The best way to celebrate National Poetry Month is to savor poetry in all its diversity, from Elizabethan sonnets to stark contemporary verse. Three new anthologies offer opportunities for discovering (or remembering) poems that can inspire, intrigue and enlighten readers of all tastes.

The most ambitious and eagerly anticipated new collection is The Best Poems of the English Language (HarperCollins, $34.95, 1,008 pages, ISBN 0060540419) by Harold Bloom. One of America's most acclaimed scholars and critics, Bloom offers his assessment of the best poets from the 14th century (Chaucer) to the 20th (Hart Crane is the final entry). For readers who share Bloom's opinions on what constitutes great poetry, this is a magical volume, filled with classic delights. Bloom offers brief biographical information and commentary on every poet, never shying away from sweeping assessments.

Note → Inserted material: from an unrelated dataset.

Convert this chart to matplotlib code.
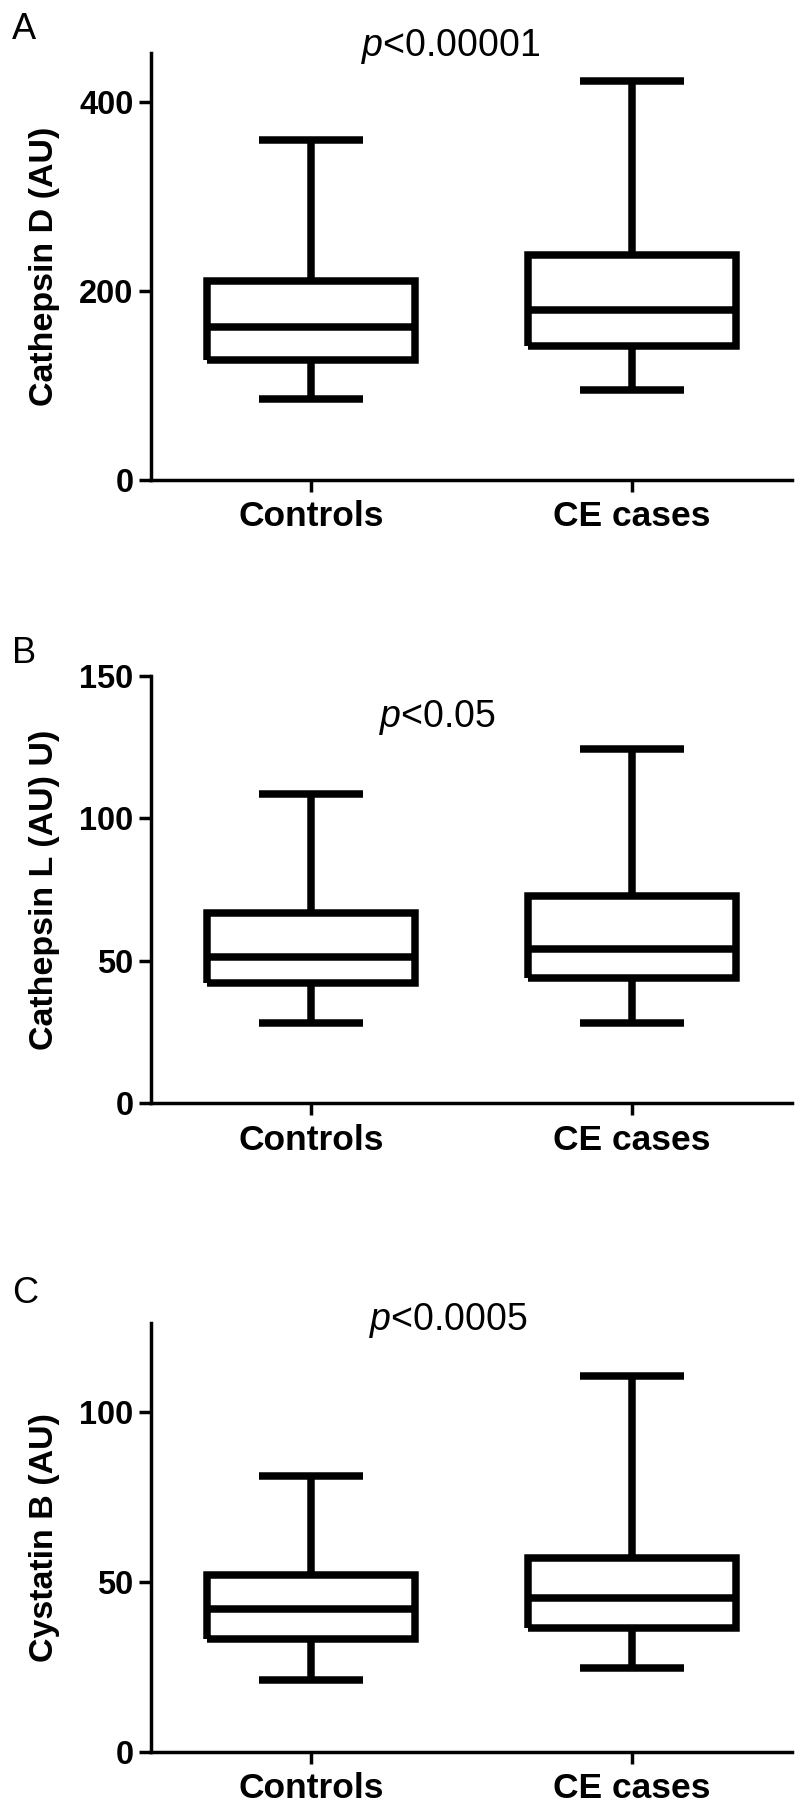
import matplotlib
matplotlib.use("Agg")
import matplotlib.pyplot as plt

plt.rcParams['font.family'] = ['Liberation Sans', 'DejaVu Sans']
plt.rcParams['mathtext.fontset'] = 'custom'
plt.rcParams['mathtext.rm'] = 'Liberation Sans'
plt.rcParams['mathtext.it'] = 'Liberation Sans:italic'

# groups on the x axis
groups = ['Controls', 'CE cases']

# five-number summaries: min, Q1, median, Q3, max
ctsd_controls = [86, 127, 162, 210.5, 360]
ctsd_cases = [95.5, 142, 180, 238, 422.5]

ctsl_controls = [28, 42.3, 51.4, 66.6, 108.5]
ctsl_cases = [28, 43.9, 54.2, 72.8, 124.3]

cstb_controls = [21, 33.2, 41.9, 52.1, 81]
cstb_cases = [24.5, 36.3, 45.2, 56.9, 110.4]

# panel texts
panel_letters = ['A', 'B', 'C']
y_labels = ['Cathepsin D (AU)', 'Cathepsin L (AU) U)', 'Cystatin B (AU)']
p_texts = ['$\\mathit{p}$<0.00001', '$\\mathit{p}$<0.05', '$\\mathit{p}$<0.0005']
y_ticks = [[0, 200, 400], [0, 50, 100, 150], [0, 50, 100]]
y_tops = [452, 150, 126]


def make_stats(summary, label):
    lo, q1, med, q3, hi = summary
    return {'whislo': lo, 'q1': q1, 'med': med, 'q3': q3, 'whishi': hi,
            'label': label, 'fliers': []}


def draw_panel(ax, controls, cases, ylabel, ticks, ytop, ptext, p_pos):
    stats = [make_stats(controls, groups[0]), make_stats(cases, groups[1])]
    lw = 5.4
    line = dict(color='black', linewidth=lw, solid_joinstyle='miter',
                solid_capstyle='butt')
    ax.bxp(stats, positions=[1, 2], widths=0.65, capwidths=0.325,
           showfliers=False, boxprops=line, whiskerprops=line,
           capprops=line, medianprops=line)

    ax.set_xlim(0.5, 2.5)
    ax.set_ylim(0, ytop)
    ax.set_yticks(ticks)
    ax.set_xticks([1, 2])
    ax.set_xticklabels(groups, fontsize=25.5, fontweight='bold')
    for lab in ax.get_yticklabels():
        lab.set_fontsize(23.5)
        lab.set_fontweight('bold')

    for side in ['top', 'right']:
        ax.spines[side].set_visible(False)
    for side in ['left', 'bottom']:
        ax.spines[side].set_linewidth(2.5)
    ax.tick_params(axis='both', length=8.6, width=2.5, direction='out')
    ax.tick_params(axis='y', pad=4)
    ax.tick_params(axis='x', pad=6)

    ax.set_ylabel(ylabel, fontsize=24.5, fontweight='bold')
    ax.yaxis.set_label_coords(-0.142, 0.5)

    ax.text(p_pos[0], p_pos[1], ptext, transform=ax.transAxes,
            ha='center', va='baseline', fontsize=27)


fig = plt.figure(figsize=(8, 18.05), dpi=100)

# axes boxes in figure fractions (left, bottom, width, height)
rects = [[0.18875, 0.7341, 0.80125, 0.2367],
         [0.18875, 0.38875, 0.80125, 0.2369],
         [0.18875, 0.02953, 0.80125, 0.2373]]
p_positions = [(0.468, 0.993), (0.447, 0.879), (0.464, 0.984)]
letter_tops = [12, 636, 1276]

data = [(ctsd_controls, ctsd_cases), (ctsl_controls, ctsl_cases),
        (cstb_controls, cstb_cases)]

for i in range(3):
    ax = fig.add_axes(rects[i])
    draw_panel(ax, data[i][0], data[i][1], y_labels[i], y_ticks[i],
               y_tops[i], p_texts[i], p_positions[i])
    fig.text(12 / 800, 1 - letter_tops[i] / 1805, panel_letters[i],
             fontsize=26, va='top', ha='left')

fig.savefig('out.png', dpi=100, facecolor='white')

He identifies Walt Whitman, for example, as "the central American poet," and his poem "When Lilacs Last At the Dooryard Bloom'd" as "the summit of our imaginative literature to date." This hefty volume is a worthy addition to any home library and an ideal book for browsing.

An eclectic sampling of contemporary poetry can be found in Poetry Daily: Poems from the World's Most Popular Poetry Website. Editors of the site selected 366 poems, one for each day of 2004, to introduce readers to new poetry.

Also out this month is Bartlett's Poems for Occasions (Little, Brown, $25, 672 pages, ISBN 0316735019), which takes the concept behind Bartlett's Familiar Quotations and applies it to poetry. More than 500 poems are listed according to themes, from the cycles of nature to the phases of human life.